**Records with drawing code**.
-=-=-

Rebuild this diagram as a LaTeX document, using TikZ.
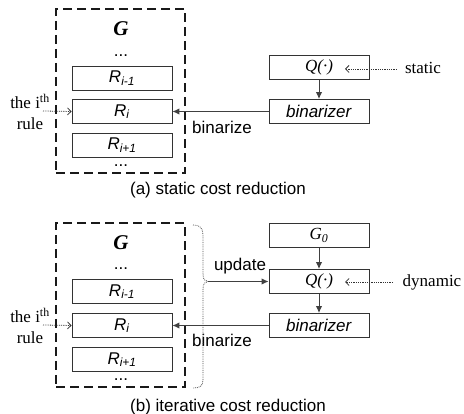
\documentclass[tikz,border=0pt]{standalone}
\usepackage{fontspec}
\setmainfont{Liberation Serif}
\setsansfont{Liberation Sans}
\usetikzlibrary{arrows.meta}

\tikzset{
  every node/.style={font=\sffamily\fontsize{17}{20}\selectfont, inner sep=0pt, text=black},
  serif/.style={font=\rmfamily\fontsize{17}{21}\selectfont},
  bigG/.style={font=\rmfamily\bfseries\itshape\fontsize{21}{24}\selectfont},
  rulebox/.style={draw=black!80, line width=0.9pt, minimum width=100pt, minimum height=24pt},
  frame/.style={draw=black!90, line width=1.7pt, dash pattern=on 9pt off 5pt,
                minimum width=129pt, minimum height=164pt},
  flow/.style={draw=black!75, line width=1pt, -{Latex[length=7pt,width=6.5pt]}},
  hint/.style={draw=black!80, line width=0.8pt, densely dotted,
               -{Straight Barb[length=3.5pt,width=7pt]}},
  dotbrace/.style={draw=black!70, line width=0.8pt, densely dotted}
}

\newcommand{\Rsub}[1]{\textit{R}\textsubscript{\textit{#1}}}

\begin{document}
\begin{tikzpicture}[x=1pt,y=-1pt]
\useasboundingbox (0,0) rectangle (464,414);

% ---------------- (a) static cost reduction ----------------
\node[frame] (ga) at (120.5,91) {};
\node[bigG] (ga-G) at (121,29) {G};
\node[anchor=base] (ga-d1) at (121,57) {...};
\node[rulebox] (ga-r1) at (122,78) {\Rsub{i-1}};
\node[rulebox] (ga-r2) at (122,111.5) {\Rsub{i}};
\node[rulebox] (ga-r3) at (122,145) {\Rsub{i+1}};
\node[anchor=base] (ga-d2) at (121,167) {...};

\node[rulebox] (qa) at (319,67.5) {\textit{\rmfamily Q(·)}\hspace{12pt}};
\node[rulebox] (ba) at (319,111.5) {\textit{binarizer}};
\node[serif] (sta) at (423,68) {static};
\node[serif, align=center] (ria) at (30,112) {the i\textsuperscript{th}\\rule};
\node (bza) at (222,127) {binarize};
\node (capa) at (218,190) {(a) static cost reduction};

\coordinate (ria-from) at (43,111);
\coordinate (sta-from) at (397,69);
\coordinate (qa-in) at (345,69);

\draw[flow] (qa) -- (ba);
\draw[flow] (ba.west) -- (ga-r2.east);
\draw[hint] (ria-from) -- (ga-r2.west);
\draw[hint] (sta-from) -- (qa-in);

% ---------------- (b) iterative cost reduction ----------------
\node[frame] (gb) at (120.5,305) {};
\node[bigG] (gb-G) at (121,243) {G};
\node[anchor=base] (gb-d1) at (121,270) {...};
\node[rulebox] (gb-r1) at (122,291.5) {\Rsub{i-1}};
\node[rulebox] (gb-r2) at (122,325.5) {\Rsub{i}};
\node[rulebox] (gb-r3) at (122,359.5) {\Rsub{i+1}};
\node[anchor=base] (gb-d2) at (121,381) {...};

\node[rulebox] (g0) at (319,235.5) {\rmfamily\textit{G}\textsubscript{\textit{0}}};
\node[rulebox] (qb) at (319,281.5) {\textit{\rmfamily Q(·)}\hspace{12pt}};
\node[rulebox] (bb) at (319,325.5) {\textit{binarizer}};
\node[serif] (dyn) at (432,282) {dynamic};
\node[serif, align=center] (rib) at (30,326) {the i\textsuperscript{th}\\rule};
\node (upd) at (240,266) {update};
\node (bzb) at (222,340) {binarize};
\node (capb) at (228,407) {(b) iterative cost reduction};

\coordinate (br-tip) at (208,281.5);
\coordinate (rib-from) at (43,325);
\coordinate (dyn-from) at (393,282);
\coordinate (qb-in) at (345,282);

% dotted curly brace gathering the rule set
\draw[dotbrace] (193,225) .. controls (200,225) and (203,228) .. (203,235)
  -- (203,274) .. controls (203,279.5) and (205,281.5) .. (br-tip)
  .. controls (205,281.5) and (203,283.5) .. (203,289)
  -- (203,380) .. controls (203,386) and (200,388) .. (193,388);
\draw[flow] (br-tip) -- (qb.west);
\draw[flow] (g0) -- (qb);
\draw[flow] (qb) -- (bb);
\draw[flow] (bb.west) -- (gb-r2.east);
\draw[hint] (rib-from) -- (gb-r2.west);
\draw[hint] (dyn-from) -- (qb-in);
\end{tikzpicture}
\end{document}
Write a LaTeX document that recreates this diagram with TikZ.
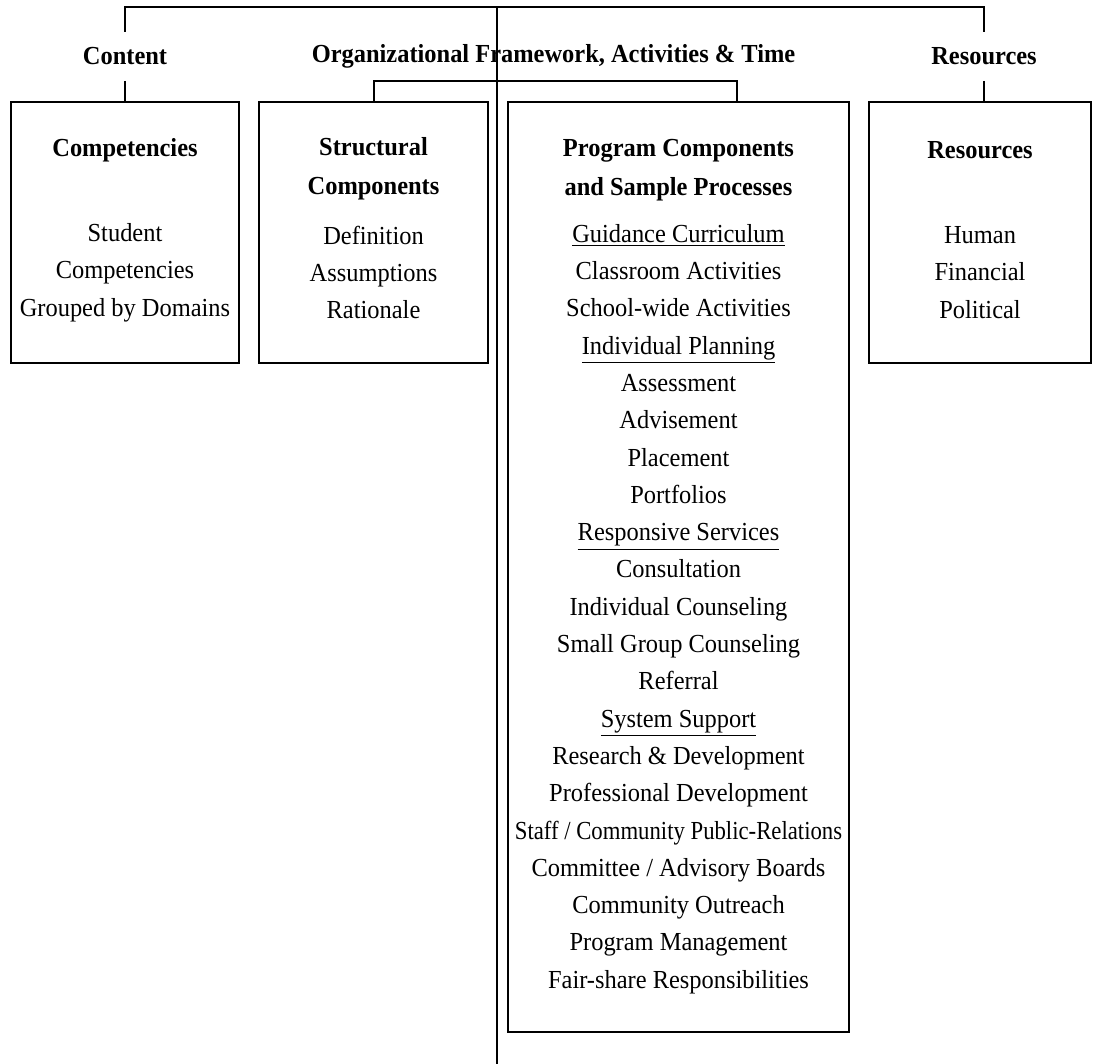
\documentclass[tikz,border=0pt]{standalone}
\usepackage{fontspec}
\setmainfont{Liberation Serif}[FakeStretch=0.94]
\usepackage{graphicx}
\usepackage{tikz}

\begin{document}
\begin{tikzpicture}[x=0.5pt, y=-0.5pt, line width=1pt,
  box/.style={draw, rectangle, inner sep=0},
  head/.style={font=\fontsize{13}{18.65}\selectfont\bfseries, inner sep=0, minimum height=23.5pt},
  title/.style={font=\fontsize{13}{19.5}\selectfont\bfseries, align=center, inner sep=0},
  items/.style={font=\fontsize{13}{18.65}\selectfont, align=center, inner sep=0}]
  \useasboundingbox (0,0) rectangle (1093,1064);

  % Headers
  \node[head] (hcont) at (125,56.5) {Content};
  \node[head] (horg) at (553.5,56.5) {Organizational Framework, Activities \& Time};
  \node[head] (hres) at (984,56.5) {Resources};

  % Boxes
  \node[box, minimum width=114pt, minimum height=130.5pt] (comp) at (125,232.5) {};
  \node[box, minimum width=114.5pt, minimum height=130.5pt] (struct) at (373.5,232.5) {};
  \node[box, minimum width=170.5pt, minimum height=465pt] (prog) at (678.5,567) {};
  \node[box, minimum width=111pt, minimum height=130.5pt] (res) at (980,232.5) {};

  % Box texts
  \node[title] (compt) at (125,150) {Competencies};
  \node[items] (compl) at (125,272.5) {Student\\Competencies\\Grouped by Domains};
  \node[title] (structt) at (373.5,169) {Structural\\Components};
  \node[items] (structl) at (373.5,272.5) {Definition\\Assumptions\\Rationale};
  \node[title] (progt) at (678.5,170) {Program Components\\and Sample Processes};
  \node[items] (progl) at (678.5,609) {\underline{Guidance Curriculum}\\Classroom Activities\\School-wide Activities\\
    \underline{Individual Planning}\\Assessment\\Advisement\\Placement\\Portfolios\\
    \underline{Responsive Services}\\Consultation\\Individual Counseling\\Small Group Counseling\\Referral\\
    \underline{System Support}\\Research \& Development\\Professional Development\\
    \scalebox{0.93}[1]{Staff / Community Public-Relations}\\Committee / Advisory Boards\\
    Community Outreach\\Program Management\\Fair-share Responsibilities};
  \node[title] (rest) at (980,150) {Resources};
  \node[items] (resl) at (980,272.5) {Human\\Financial\\Political};

  % Connectors
  \coordinate (rail) at (497,7);
  \coordinate (railend) at (497,1064);
  \coordinate (brk) at (737,81);
  \draw (hcont.north) |- (rail) -| (hres.north);
  \draw (hcont.south) -- (comp.north);
  \draw (hres.south) -- (hres.south |- res.north);
  \draw (struct.north) |- (brk) -- (brk |- prog.north);
  \draw (rail) -- (railend);
\end{tikzpicture}
\end{document}
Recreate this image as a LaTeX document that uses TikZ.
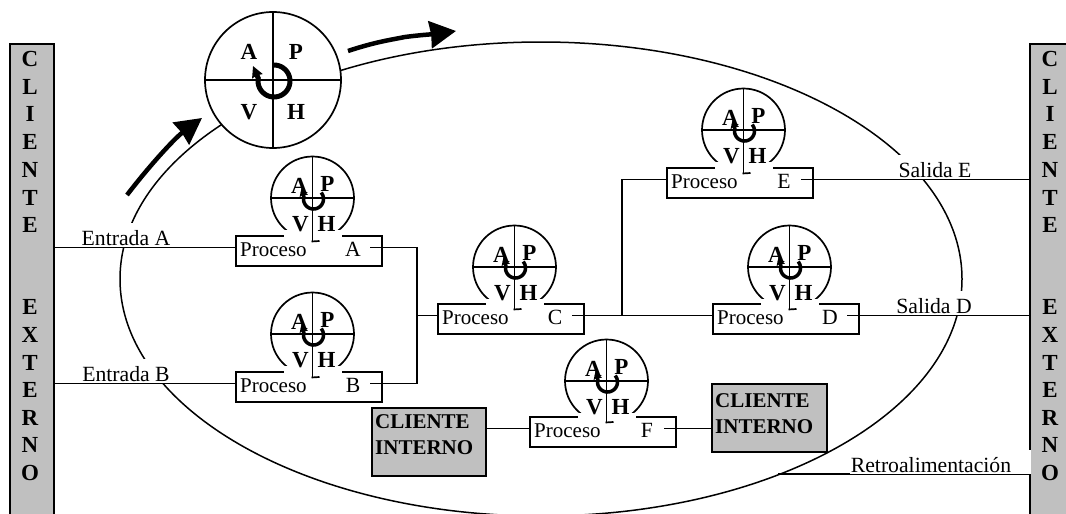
\documentclass[tikz,border=0pt]{standalone}
\usepackage{fontspec}
\setmainfont{Liberation Serif}
\usetikzlibrary{arrows.meta,calc}
\definecolor{bargray}{HTML}{C0C0C0}
\tikzset{
  ln/.style={line width=1.7pt,draw=black},
  bar/.style={ln,fill=bargray,rectangle,inner sep=0pt,anchor=north west},
  procbox/.style={ln,fill=white,rectangle,inner sep=0pt,minimum width=146pt,minimum height=30pt,anchor=north west},
  rm/.style={font=\fontsize{21.7}{21.7}\selectfont,inner sep=0pt,anchor=base},
  rmw/.style={font=\fontsize{21}{21}\selectfont,inner sep=0pt,anchor=base west},
  bf/.style={font=\fontsize{23}{23}\selectfont\bfseries,inner sep=0pt,anchor=base},
  cli/.style={font=\fontsize{21}{26}\selectfont\bfseries,inner sep=0pt,anchor=north west,align=left},
  clibox/.style={ln,fill=bargray,rectangle,inner sep=0pt,anchor=north west},
  mask/.style={fill=white,draw=none},
  ringline/.style={line cap=butt,-{Stealth[inset=1pt,length=#1,width=#1]}},
  bigarrow/.style={line width=4.5pt,-{Stealth[inset=1pt,length=26pt,width=27pt]}},
}
% name, box left, box top, letter, circle offset from top
\newcommand{\procunit}[5]{%
  \node[procbox] (#1) at (#2,#3) {};
  \pgfmathsetmacro{\cx}{#2+77.5}
  \pgfmathsetmacro{\cy}{#3-#5}
  \node[circle,ln,fill=white,minimum size=83pt,inner sep=0pt] (#1c) at (\cx,\cy) {};
  \fill[mask] (\cx-28.5,\cy+32) rectangle (\cx+29.5,#3+8);
  \draw[ln] (#1c.north) -- (\cx,#3+6.5);
  \draw[ln] (\cx-1,#3+6.5) -- (\cx+7,#3+6);
  \draw[ln] (#1c.west) -- (#1c.east);
  \node[bf] (#1la) at (\cx-13,\cy-5) {A};
  \node[bf] (#1lp) at (\cx+15,\cy-7) {P};
  \node[bf] (#1lv) at (\cx-12,\cy+33) {V};
  \node[bf] (#1lh) at (\cx+14,\cy+33) {H};
  \draw[line width=3.5pt,ringline=8pt] plot[smooth,domain=40:-195,samples=30] ({\cx+1+10*cos(\x)},{\cy+1-10*sin(\x)}) -- (\cx-11,\cy-10);
  \node[rmw] (#1t) at (#2+5,#3+21.5) {Proceso};
  \node[rm] (#1n) at (#2+118,#3+21.5) {#4};
  \coordinate (#1in) at (#2+135,#3+12.5);
  \coordinate (#1l) at (#2,#3+12.5);
}
\begin{document}
\begin{tikzpicture}[x=1pt,y=-1pt]
\clip (0,0) rectangle (1066,514);
% big ellipse
\draw[line width=1.5pt] (541,279) ellipse [x radius=421,y radius=237];
% customer bars
\node[bar,minimum width=44pt,minimum height=480pt] (lbar) at (9,43) {};
\node[bar,minimum width=50pt,minimum height=480pt] (rbar) at (1029,43) {};
\foreach \l/\y [count=\i] in {C/59,L/87,I/114,E/142,N/170,T/198,E/225,E/307,X/335,T/363,E/390,R/418,N/445,O/473}{
  \node[bf] (la\i) at (30,\y+7.5) {\l};
  \node[bf] (ra\i) at (1050,\y+7.5) {\l};
}
% process units
\procunit{pa}{235}{235}{A}{37}
\procunit{pb}{235}{371}{B}{37}
\procunit{pc}{437}{303}{C}{36}
\procunit{pd}{712}{303}{D}{36}
\procunit{pe}{666}{167}{E}{37}
\procunit{pf}{529}{416}{F}{35}
% internal customers
\node[clibox,minimum width=114pt,minimum height=68pt] (ci1) at (371,407) {};
\node[clibox,minimum width=115pt,minimum height=68pt] (ci2) at (711,383) {};
\node[cli] (ci1t) at (375,414) {CLIENTE\\INTERNO};
\node[cli] (ci2t) at (715,393) {CLIENTE\\INTERNO};
% connectors
\coordinate (junc) at (417,315.5);
\coordinate (split) at (622,315.5);
\draw[ln] (lbar.east |- pal) -- (pal);
\draw[ln] (lbar.east |- pbl) -- (pbl);
\draw[ln] (pain) -- (junc |- pain) -- (junc |- pbin) -- (pbin);
\draw[ln] (junc) -- (pcl);
\draw[ln] (pcin) -- (split) -- (pdl);
\draw[ln] (split) -- (split |- pel) -- (pel);
\draw[ln] (pein) -- (rbar.west |- pein);
\draw[ln] (pdin) -- (rbar.west |- pdin);
\draw[ln] (ci1.east |- pfl) -- (pfl);
\draw[ln] (pfin) -- (ci2.west |- pfin);
\coordinate (fb) at (778,474);
\draw[ln] (fb) -- (rbar.west |- fb);
% label masks and labels
\fill[mask] (77,223) rectangle (190,247.1);
\fill[mask] (77,359) rectangle (190,383.1);
\fill[mask] (893,155) rectangle (984,179.1);
\fill[mask] (893,291) rectangle (984,315.1);
\fill[mask] (850,450) rectangle (1030.5,473.6);
\node[rm] (ea) at (126,245) {Entrada A};
\node[rm] (eb) at (126,381) {Entrada B};
\node[rm] (se) at (935,177) {Salida E};
\node[rm] (sd) at (934,313) {Salida D};
\node[rm] (re) at (931,472) {Retroalimentación};
% big PDCA
\node[circle,ln,fill=white,minimum size=136pt,inner sep=0pt] (big) at (273,80) {};
\draw[ln] (big.north) -- (big.south);
\draw[ln] (big.west) -- (big.east);
\node[bf] (ba) at (249,59.5) {A};
\node[bf] (bp) at (296,59.5) {P};
\node[bf] (bv) at (249,119.5) {V};
\node[bf] (bh) at (296,119.5) {H};
\draw[line width=5pt,ringline=11pt] plot[smooth,domain=90:-190,samples=40] ({274+16*cos(\x)},{81-16*sin(\x)}) -- (253,66);
% big arrows
\coordinate (a1s) at (127,195);
\coordinate (a1e) at (202,118);
\coordinate (a2s) at (348,51);
\coordinate (a2e) at (456,31);
\draw[bigarrow] (a1s) .. controls (150,165) and (175,138) .. (a1e);
\draw[bigarrow] (a2s) .. controls (375,42) and (390,40) .. (405,37) .. controls (420,35) and (435,34) .. (a2e);
\end{tikzpicture}
\end{document}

-=-=-

Pull out only the lines from the one with "Write a LaTeX" up to and including the one with "minimum width=111pt, minimum", and drop any pictures along the way.

**Completed exercise**.
Write a LaTeX document that recreates this diagram with TikZ.
\documentclass[tikz,border=0pt]{standalone}
\usepackage{fontspec}
\setmainfont{Liberation Serif}[FakeStretch=0.94]
\usepackage{graphicx}
\usepackage{tikz}

\begin{document}
\begin{tikzpicture}[x=0.5pt, y=-0.5pt, line width=1pt,
  box/.style={draw, rectangle, inner sep=0},
  head/.style={font=\fontsize{13}{18.65}\selectfont\bfseries, inner sep=0, minimum height=23.5pt},
  title/.style={font=\fontsize{13}{19.5}\selectfont\bfseries, align=center, inner sep=0},
  items/.style={font=\fontsize{13}{18.65}\selectfont, align=center, inner sep=0}]
  \useasboundingbox (0,0) rectangle (1093,1064);

  % Headers
  \node[head] (hcont) at (125,56.5) {Content};
  \node[head] (horg) at (553.5,56.5) {Organizational Framework, Activities \& Time};
  \node[head] (hres) at (984,56.5) {Resources};

  % Boxes
  \node[box, minimum width=114pt, minimum height=130.5pt] (comp) at (125,232.5) {};
  \node[box, minimum width=114.5pt, minimum height=130.5pt] (struct) at (373.5,232.5) {};
  \node[box, minimum width=170.5pt, minimum height=465pt] (prog) at (678.5,567) {};
  \node[box, minimum width=111pt, minimum height=130.5pt] (res) at (980,232.5) {};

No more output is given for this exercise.